DATASET SECTION:
::::::::
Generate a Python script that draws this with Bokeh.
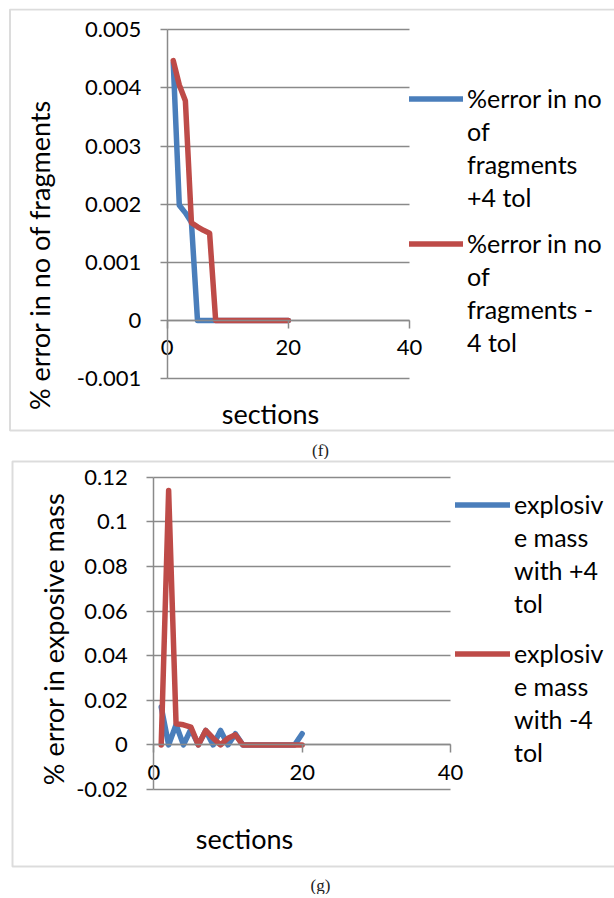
import math
from bokeh.plotting import figure
from bokeh.models import (FixedTicker, NumeralTickFormatter, Legend, LegendItem,
                          Label, BoxAnnotation)
from bokeh.layouts import column
from bokeh.embed import file_html
from bokeh.resources import INLINE

# ---------------- data ----------------
sections = list(range(1, 21))

f_plus = [0.00443, 0.00198, 0.00185, 0.00169, 0.0, 0.0, 0.0, 0.0, 0.0, 0.0,
          0.0, 0.0, 0.0, 0.0, 0.0, 0.0, 0.0, 0.0, 0.0, 0.0]
f_minus = [0.00447, 0.00405, 0.00378, 0.00168, 0.00161, 0.00155, 0.00150, 0.0, 0.0, 0.0,
           0.0, 0.0, 0.0, 0.0, 0.0, 0.0, 0.0, 0.0, 0.0, 0.0]

g_plus = [0.017, 0.0, 0.009, 0.0, 0.007, 0.0, 0.0065, 0.0, 0.0065, 0.0,
          0.005, 0.0, 0.0, 0.0, 0.0, 0.0, 0.0, 0.0, 0.0, 0.005]
g_minus = [0.0, 0.114, 0.0095, 0.009, 0.008, 0.0, 0.0065, 0.003, 0.0, 0.003,
           0.0045, 0.0, 0.0, 0.0, 0.0, 0.0, 0.0, 0.0, 0.0, 0.0]

x_ticks = [0, 20, 40]
f_yticks = [-0.001, 0.0, 0.001, 0.002, 0.003, 0.004, 0.005]
g_yticks = [-0.02, 0.0, 0.02, 0.04, 0.06, 0.08, 0.10, 0.12]

f_leg_plus = ["%error in no", "of", "fragments", "+4 tol"]
f_leg_minus = ["%error in no", "of", "fragments -", "4 tol"]
g_leg_plus = ["explosiv", "e mass", "with +4", "tol"]
g_leg_minus = ["explosiv", "e mass", "with -4", "tol"]

f_ytitle = "% error in no of  fragments"
g_ytitle = "% error in exposive mass"
x_title = "sections"
f_caption = "(f)"
g_caption = "(g)"

# ---------------- style ----------------
BLUE = "#4a7ebb"
RED = "#be4b48"
GREY = "#8a8a8a"
FONT = "Lato"
W = 606


def lin_range(p_a, v_a, p_b, v_b, p_lo, p_hi):
    """value range shown between pixels p_lo and p_hi, given two anchors"""
    k = (v_b - v_a) / (p_b - p_a)
    return (v_a + (p_lo - p_a) * k, v_a + (p_hi - p_a) * k)


def make_chart(H, xpix, ypix, yticks, fmt, plus, minus,
               leg_plus, leg_minus, leg_x, leg_y_plus, leg_y_minus, glyph_w,
               ytitle, ytitle_xy, xtitle_xy, caption, caption_xy, box):
    # xpix: canvas pixel of x=0 and x=40 ; ypix: canvas pixel of top/bottom tick
    x0, x1 = lin_range(xpix[0], 0, xpix[1], 40, 0, W)
    y0, y1 = lin_range(ypix[1], yticks[0], ypix[0], yticks[-1], H, 0)
    p = figure(width=W, height=H, x_range=(x0, x1), y_range=(y0, y1),
               output_backend="svg", toolbar_location=None)
    p.min_border = 0
    p.min_border_left = 0
    p.min_border_right = 0
    p.min_border_top = 0
    p.min_border_bottom = 0
    p.title.visible = False
    p.outline_line_color = None
    p.background_fill_color = "white"
    p.border_fill_color = "white"

    # axes crossing at the origin
    p.xaxis.fixed_location = 0
    p.yaxis.fixed_location = 0
    p.xaxis.bounds = (0, 40)
    p.yaxis.bounds = (yticks[0], yticks[-1])
    p.xaxis.ticker = FixedTicker(ticks=x_ticks)
    p.yaxis.ticker = FixedTicker(ticks=yticks)
    p.yaxis.formatter = NumeralTickFormatter(format=fmt)
    for ax in (p.xaxis, p.yaxis):
        ax.axis_line_color = GREY
        ax.axis_line_width = 1.5
        ax.major_tick_line_color = GREY
        ax.major_tick_line_width = 1.5
        ax.major_tick_in = 0
        ax.minor_tick_in = 0
        ax.minor_tick_out = 0
        ax.major_label_text_font = FONT
        ax.major_label_text_font_size = "22px"
        ax.major_label_text_color = "black"
    p.xaxis.major_tick_out = 8
    p.xaxis.major_label_standoff = 12
    p.yaxis.major_tick_out = 7
    p.yaxis.major_label_standoff = 19

    p.xgrid.visible = False
    p.ygrid.ticker = FixedTicker(ticks=yticks)
    p.ygrid.grid_line_color = GREY
    p.ygrid.grid_line_width = 1.5
    try:
        p.ygrid.cross_bounds = (0, 40)
    except AttributeError:
        p.ygrid.visible = False
        p.segment(x0=[0] * len(yticks), x1=[40] * len(yticks), y0=yticks,
                  y1=yticks, line_color=GREY, line_width=1.5)

    # chart border
    p.add_layout(BoxAnnotation(left=box[0], right=W + 50, top=box[1], bottom=box[2],
                               left_units="screen", right_units="screen",
                               top_units="screen", bottom_units="screen",
                               fill_alpha=0, line_color="#8c8c8c", line_width=2))

    # series
    r_plus = p.line(sections, plus, line_color=BLUE, line_width=5.5,
                    line_join="round", line_cap="round")
    r_minus = p.line(sections, minus, line_color=RED, line_width=5.5,
                     line_join="round", line_cap="round")
    ghost = p.line(x=[], y=[], line_alpha=0)

    def legend(lines, rend, vy):
        items = [LegendItem(label=lines[0], renderers=[rend])]
        items += [LegendItem(label=t, renderers=[ghost]) for t in lines[1:]]
        lg = Legend(items=items, location=(leg_x, vy), orientation="vertical",
                    padding=0, margin=0, spacing=0,
                    glyph_width=glyph_w, glyph_height=33, label_height=33,
                    label_standoff=4, label_text_font=FONT,
                    label_text_font_size="25px", label_text_color="black",
                    border_line_color=None, background_fill_alpha=0)
        p.add_layout(lg)

    legend(leg_plus, r_plus, leg_y_plus)
    legend(leg_minus, r_minus, leg_y_minus)

    p.add_layout(Label(x=ytitle_xy[0], y=ytitle_xy[1], x_units="screen",
                       y_units="screen", text=ytitle, angle=math.pi / 2,
                       text_align="center", text_baseline="middle",
                       text_font=FONT, text_font_size="27px",
                       text_color="black"))
    p.add_layout(Label(x=xtitle_xy[0], y=xtitle_xy[1], x_units="screen",
                       y_units="screen", text=x_title,
                       text_align="center", text_baseline="middle",
                       text_font=FONT, text_font_size="27px",
                       text_color="black"))
    p.add_layout(Label(x=caption_xy[0], y=caption_xy[1], x_units="screen",
                       y_units="screen", text=caption,
                       text_align="center", text_baseline="middle",
                       text_font="Liberation Serif", text_font_size="17px",
                       text_color="#222222"))
    return p


fig_f = make_chart(451, (158.7, 401.0), (21.3, 370.0), f_yticks, "0.[000]",
                   f_plus, f_minus, f_leg_plus, f_leg_minus,
                   401, 245.5, 100.5, 54,
                   f_ytitle, (31, 208), (262, 46), f_caption, (312, 9),
                   (1.5, 450, 29))

fig_g = make_chart(435, (145.3, 442.0), (17.7, 330.0), g_yticks, "0.[00]",
                   g_plus, g_minus, g_leg_plus, g_leg_minus,
                   447, 274.5, 125.5, 55,
                   g_ytitle, (45, 255.5), (236, 56), g_caption, (312, 9),
                   (4, 433, 28))

layout = column(fig_f, fig_g, spacing=0)
layout.margin = (8, 0, 0, 8)

with open("out.html", "w") as fh:
    fh.write(file_html(layout, INLINE))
::::::::
WHAT YOU SHOULD DO:
Take the data above and repeat it exactly, leaving each picture out.

EXPECTED ANSWER:
Generate a Python script that draws this with Bokeh.
import math
from bokeh.plotting import figure
from bokeh.models import (FixedTicker, NumeralTickFormatter, Legend, LegendItem,
                          Label, BoxAnnotation)
from bokeh.layouts import column
from bokeh.embed import file_html
from bokeh.resources import INLINE

# ---------------- data ----------------
sections = list(range(1, 21))

f_plus = [0.00443, 0.00198, 0.00185, 0.00169, 0.0, 0.0, 0.0, 0.0, 0.0, 0.0,
          0.0, 0.0, 0.0, 0.0, 0.0, 0.0, 0.0, 0.0, 0.0, 0.0]
f_minus = [0.00447, 0.00405, 0.00378, 0.00168, 0.00161, 0.00155, 0.00150, 0.0, 0.0, 0.0,
           0.0, 0.0, 0.0, 0.0, 0.0, 0.0, 0.0, 0.0, 0.0, 0.0]

g_plus = [0.017, 0.0, 0.009, 0.0, 0.007, 0.0, 0.0065, 0.0, 0.0065, 0.0,
          0.005, 0.0, 0.0, 0.0, 0.0, 0.0, 0.0, 0.0, 0.0, 0.005]
g_minus = [0.0, 0.114, 0.0095, 0.009, 0.008, 0.0, 0.0065, 0.003, 0.0, 0.003,
           0.0045, 0.0, 0.0, 0.0, 0.0, 0.0, 0.0, 0.0, 0.0, 0.0]

x_ticks = [0, 20, 40]
f_yticks = [-0.001, 0.0, 0.001, 0.002, 0.003, 0.004, 0.005]
g_yticks = [-0.02, 0.0, 0.02, 0.04, 0.06, 0.08, 0.10, 0.12]

f_leg_plus = ["%error in no", "of", "fragments", "+4 tol"]
f_leg_minus = ["%error in no", "of", "fragments -", "4 tol"]
g_leg_plus = ["explosiv", "e mass", "with +4", "tol"]
g_leg_minus = ["explosiv", "e mass", "with -4", "tol"]

f_ytitle = "% error in no of  fragments"
g_ytitle = "% error in exposive mass"
x_title = "sections"
f_caption = "(f)"
g_caption = "(g)"

# ---------------- style ----------------
BLUE = "#4a7ebb"
RED = "#be4b48"
GREY = "#8a8a8a"
FONT = "Lato"
W = 606


def lin_range(p_a, v_a, p_b, v_b, p_lo, p_hi):
    """value range shown between pixels p_lo and p_hi, given two anchors"""
    k = (v_b - v_a) / (p_b - p_a)
    return (v_a + (p_lo - p_a) * k, v_a + (p_hi - p_a) * k)


def make_chart(H, xpix, ypix, yticks, fmt, plus, minus,
               leg_plus, leg_minus, leg_x, leg_y_plus, leg_y_minus, glyph_w,
               ytitle, ytitle_xy, xtitle_xy, caption, caption_xy, box):
    # xpix: canvas pixel of x=0 and x=40 ; ypix: canvas pixel of top/bottom tick
    x0, x1 = lin_range(xpix[0], 0, xpix[1], 40, 0, W)
    y0, y1 = lin_range(ypix[1], yticks[0], ypix[0], yticks[-1], H, 0)
    p = figure(width=W, height=H, x_range=(x0, x1), y_range=(y0, y1),
               output_backend="svg", toolbar_location=None)
    p.min_border = 0
    p.min_border_left = 0
    p.min_border_right = 0
    p.min_border_top = 0
    p.min_border_bottom = 0
    p.title.visible = False
    p.outline_line_color = None
    p.background_fill_color = "white"
    p.border_fill_color = "white"

    # axes crossing at the origin
    p.xaxis.fixed_location = 0
    p.yaxis.fixed_location = 0
    p.xaxis.bounds = (0, 40)
    p.yaxis.bounds = (yticks[0], yticks[-1])
    p.xaxis.ticker = FixedTicker(ticks=x_ticks)
    p.yaxis.ticker = FixedTicker(ticks=yticks)
    p.yaxis.formatter = NumeralTickFormatter(format=fmt)
    for ax in (p.xaxis, p.yaxis):
        ax.axis_line_color = GREY
        ax.axis_line_width = 1.5
        ax.major_tick_line_color = GREY
        ax.major_tick_line_width = 1.5
        ax.major_tick_in = 0
        ax.minor_tick_in = 0
        ax.minor_tick_out = 0
        ax.major_label_text_font = FONT
        ax.major_label_text_font_size = "22px"
        ax.major_label_text_color = "black"
    p.xaxis.major_tick_out = 8
    p.xaxis.major_label_standoff = 12
    p.yaxis.major_tick_out = 7
    p.yaxis.major_label_standoff = 19

    p.xgrid.visible = False
    p.ygrid.ticker = FixedTicker(ticks=yticks)
    p.ygrid.grid_line_color = GREY
    p.ygrid.grid_line_width = 1.5
    try:
        p.ygrid.cross_bounds = (0, 40)
    except AttributeError:
        p.ygrid.visible = False
        p.segment(x0=[0] * len(yticks), x1=[40] * len(yticks), y0=yticks,
                  y1=yticks, line_color=GREY, line_width=1.5)

    # chart border
    p.add_layout(BoxAnnotation(left=box[0], right=W + 50, top=box[1], bottom=box[2],
                               left_units="screen", right_units="screen",
                               top_units="screen", bottom_units="screen",
                               fill_alpha=0, line_color="#8c8c8c", line_width=2))

    # series
    r_plus = p.line(sections, plus, line_color=BLUE, line_width=5.5,
                    line_join="round", line_cap="round")
    r_minus = p.line(sections, minus, line_color=RED, line_width=5.5,
                     line_join="round", line_cap="round")
    ghost = p.line(x=[], y=[], line_alpha=0)

    def legend(lines, rend, vy):
        items = [LegendItem(label=lines[0], renderers=[rend])]
        items += [LegendItem(label=t, renderers=[ghost]) for t in lines[1:]]
        lg = Legend(items=items, location=(leg_x, vy), orientation="vertical",
                    padding=0, margin=0, spacing=0,
                    glyph_width=glyph_w, glyph_height=33, label_height=33,
                    label_standoff=4, label_text_font=FONT,
                    label_text_font_size="25px", label_text_color="black",
                    border_line_color=None, background_fill_alpha=0)
        p.add_layout(lg)

    legend(leg_plus, r_plus, leg_y_plus)
    legend(leg_minus, r_minus, leg_y_minus)

    p.add_layout(Label(x=ytitle_xy[0], y=ytitle_xy[1], x_units="screen",
                       y_units="screen", text=ytitle, angle=math.pi / 2,
                       text_align="center", text_baseline="middle",
                       text_font=FONT, text_font_size="27px",
                       text_color="black"))
    p.add_layout(Label(x=xtitle_xy[0], y=xtitle_xy[1], x_units="screen",
                       y_units="screen", text=x_title,
                       text_align="center", text_baseline="middle",
                       text_font=FONT, text_font_size="27px",
                       text_color="black"))
    p.add_layout(Label(x=caption_xy[0], y=caption_xy[1], x_units="screen",
                       y_units="screen", text=caption,
                       text_align="center", text_baseline="middle",
                       text_font="Liberation Serif", text_font_size="17px",
                       text_color="#222222"))
    return p


fig_f = make_chart(451, (158.7, 401.0), (21.3, 370.0), f_yticks, "0.[000]",
                   f_plus, f_minus, f_leg_plus, f_leg_minus,
                   401, 245.5, 100.5, 54,
                   f_ytitle, (31, 208), (262, 46), f_caption, (312, 9),
                   (1.5, 450, 29))

fig_g = make_chart(435, (145.3, 442.0), (17.7, 330.0), g_yticks, "0.[00]",
                   g_plus, g_minus, g_leg_plus, g_leg_minus,
                   447, 274.5, 125.5, 55,
                   g_ytitle, (45, 255.5), (236, 56), g_caption, (312, 9),
                   (4, 433, 28))

layout = column(fig_f, fig_g, spacing=0)
layout.margin = (8, 0, 0, 8)

with open("out.html", "w") as fh:
    fh.write(file_html(layout, INLINE))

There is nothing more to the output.